In der Bundesanwaltschaft in Karlsruhe waren bis zum Donnerstag noch alle davon ausgegangen, dass ihr neuer Chef Johannes Schmalzl heißt. Einer aus der Führungsetage der Bundesanwaltschaft sagte: "Wenn die Bundesjustizministerin sich vorher nicht überzeugt hätte, dass ihr Kandidat die Mehrheit im Bundesrat findet, dann wäre das Dummheit."

Die noch amtierende Generalbundesanwältin Monika Harms geht trotzdem wie geplant in den Ruhestand. Sie wird am 29. September mit 65 Jahren die Altersgrenze erreichen und muss ausscheiden. Theoretisch könnte ihre Amtszeit zwar verlängert werden, aber das hatte Sabine Leutheusser-Schnarrenberger abgelehnt. Zur Abschiedsveranstaltung im Karlsruher Staatstheater ist bereits eingeladen.

Behörde ohne Chef

Die Behörde muss und wird jetzt ohne Generalbundesanwalt weiterarbeiten. Geleitet wird sie vom ständigen Stellvertreter Rainer Griesbaum. Bundesanwalt Griesbaum ist der Öffentlichkeit kein Unbekannter, schon mehrfach hat er Pressekonferenzen in Karlsruhe geleitet. Er gilt als der mächtigste Mann in der Behörde, was auch am Führungsstil von Harms liegt. Die ehemalige Strafrichterin delegiert viel und verbringt viel Zeit außerhalb von Karlsruhe. Auf ihre Mitarbeiter im Hause kann sie sich verlassen.

Die Bundesanwaltschaft hat drei Zuständigkeitsbereiche: Strafverfolgung von Terroristen, Verfolgung von Spionage und Völkerrechtsverbrechen, die dritte Abteilung ist zuständige für Revisionen in Strafprozessen vor dem Bundesgerichtshof. Jede der drei Abteilungen wird von einem Bundesanwalt geführt. Die drei Abteilungsleiter heißen Rainer Griesbaum (Terrorismus), Rolf Hannich (Spionage und Völkerstrafrecht) und Gerhard Altvater (Revision).
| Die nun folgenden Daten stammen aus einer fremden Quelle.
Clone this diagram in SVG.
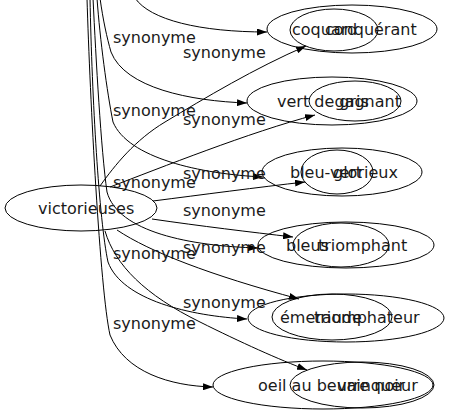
<svg xmlns="http://www.w3.org/2000/svg" width="450" height="419" viewBox="0 0 450 419">
<defs>
<marker id="ah" markerUnits="userSpaceOnUse" markerWidth="10" markerHeight="7" refX="10" refY="3.5" orient="auto">
<path d="M0,0 L10,3.5 L0,7 z" fill="#000"/>
</marker>
<style>
.e{fill:none;stroke:#000;stroke-width:1;marker-end:url(#ah)}
.n ellipse{fill:none;stroke:#000;stroke-width:1}
text{font-family:"DejaVu Sans",sans-serif;font-size:16px;fill:#1a1a1a}
</style>
</defs>
<rect width="450" height="419" fill="#fff"/>
<g id="edges">
<path class="e" d="M135,-2 C150,20 200,32 267,32"/>
<path class="e" d="M100,-2 C103,20 107,38 111,52 C125,88 190,101 247,103"/>
<path class="e" d="M97,-2 C100,40 107,92 113,122 C128,158 200,174 263,177"/>
<path class="e" d="M93,-2 C96,60 101,150 107,192 C118,232 190,246 258,248"/>
<path class="e" d="M90,-2 C92,100 99,220 108,262 C122,300 190,316 247,319"/>
<path class="e" d="M87,-2 C90,100 100,290 110,335 C125,372 170,386 213,387"/>
<path class="e" d="M100,186 C115,165 135,140 165,122 C205,98 255,68 306,46"/>
<path class="e" d="M110,187 C160,168 250,132 315,115"/>
<path class="e" d="M153,201 C200,195 260,187 305,182"/>
<path class="e" d="M152,219 C200,226 250,232 293,237"/>
<path class="e" d="M117,230 C150,252 210,275 299,299"/>
<path class="e" d="M105,231 C115,265 145,295 200,322 C240,342 280,360 307,370"/>
<text x="113" y="43">synonyme</text>
<text x="183" y="58">synonyme</text>
<text x="113" y="116">synonyme</text>
<text x="183" y="124.5">synonyme</text>
<text x="113" y="188">synonyme</text>
<text x="183" y="179">synonyme</text>
<text x="183" y="216">synonyme</text>
<text x="113" y="259">synonyme</text>
<text x="183" y="253">synonyme</text>
<text x="183" y="308">synonyme</text>
<text x="113" y="329">synonyme</text>
</g>
<g id="victorieuses" class="n"><ellipse cx="81" cy="208" rx="76" ry="23"/><text x="38" y="214">victorieuses</text></g>
<g id="coquard" class="n"><ellipse cx="334" cy="30" rx="44" ry="21"/><text x="292" y="35">coquard</text></g>
<g id="conquerant" class="n"><ellipse cx="352" cy="29" rx="85" ry="24"/><text x="325" y="35">conquérant</text></g>
<g id="vertdegris" class="n"><ellipse cx="332" cy="101" rx="85" ry="24"/><text x="277" y="107">vert de gris</text></g>
<g id="gagnant" class="n"><ellipse cx="355" cy="101" rx="46" ry="20"/><text x="334.5" y="107">gagnant</text></g>
<g id="bleuvert" class="n"><ellipse cx="337" cy="172" rx="36" ry="22"/><text x="290" y="178">bleu-vert</text></g>
<g id="glorieux" class="n"><ellipse cx="342" cy="172" rx="80" ry="24"/><text x="333" y="178">glorieux</text></g>
<g id="bleus" class="n"><ellipse cx="341" cy="245" rx="48" ry="22"/><text x="286" y="251">bleus</text></g>
<g id="triomphant" class="n"><ellipse cx="346" cy="245" rx="88" ry="23"/><text x="318" y="251">triomphant</text></g>
<g id="emeraude" class="n"><ellipse cx="332" cy="317" rx="60" ry="23"/><text x="280" y="323">émeraude</text></g>
<g id="triomphateur" class="n"><ellipse cx="346" cy="318" rx="98" ry="24"/><text x="314" y="323">triomphateur</text></g>
<g id="oeil" class="n"><ellipse cx="323" cy="385" rx="110" ry="24"/><text x="258" y="391">oeil au beurre noir</text></g>
<g id="vainqueur" class="n"><ellipse cx="362" cy="385" rx="72" ry="23"/><text x="337" y="391">vainqueur</text></g>
</svg>
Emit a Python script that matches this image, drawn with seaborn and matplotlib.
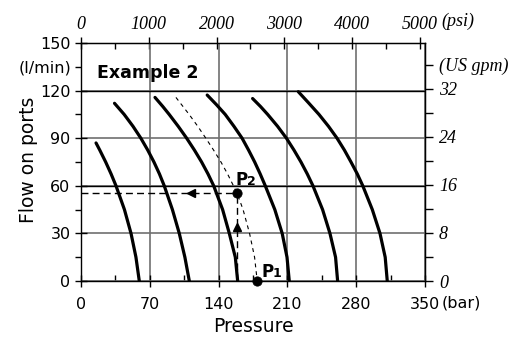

Es ist in der Geschichte der Bundesanwaltschaft nur einmal passiert, dass die Behörde vom Vertreter geführt wurde. Das war 1993. Damals wurde Generalbundesanwalt Alexander von Stahl entlassen. Auch er war ein FDP-Mann. Der ehemalige Staatssekretär aus dem Berliner Senat hatte sich als Generalbundesanwalt bei der Verhaftung von RAF-Terroristen in Bad Kleinen in arge Widersprüche verwickelt. Bei einer Verhaftungsaktion auf dem Bahnhof in Bad Kleinen war ein Polizeibeamter erschossen worden. Auch RAF-Mitglied Wolfgang Grams kam ums Leben. Wochenlang war unklar, ob Grams aus Rache von der GSG9 erschossen wurde oder sich selbst umbrachte.

Von Stahls Amtszeit war nach nur drei Jahren beendet. Seine Entlassung musste die damalige Bundesjustizministerin Leutheusser-Schnarrenberger aussprechen. Bis Kay Nehm als neuer Generalbundesanwalt die Nachfolge antrat, leitete der damalige Stellvertreter Gerhard Löchner einige Monate die Bundesanwaltschaft. Bis jetzt ein neuer Generalbundesanwalt gefunden ist, wird es mindestens ebenso lange dauern.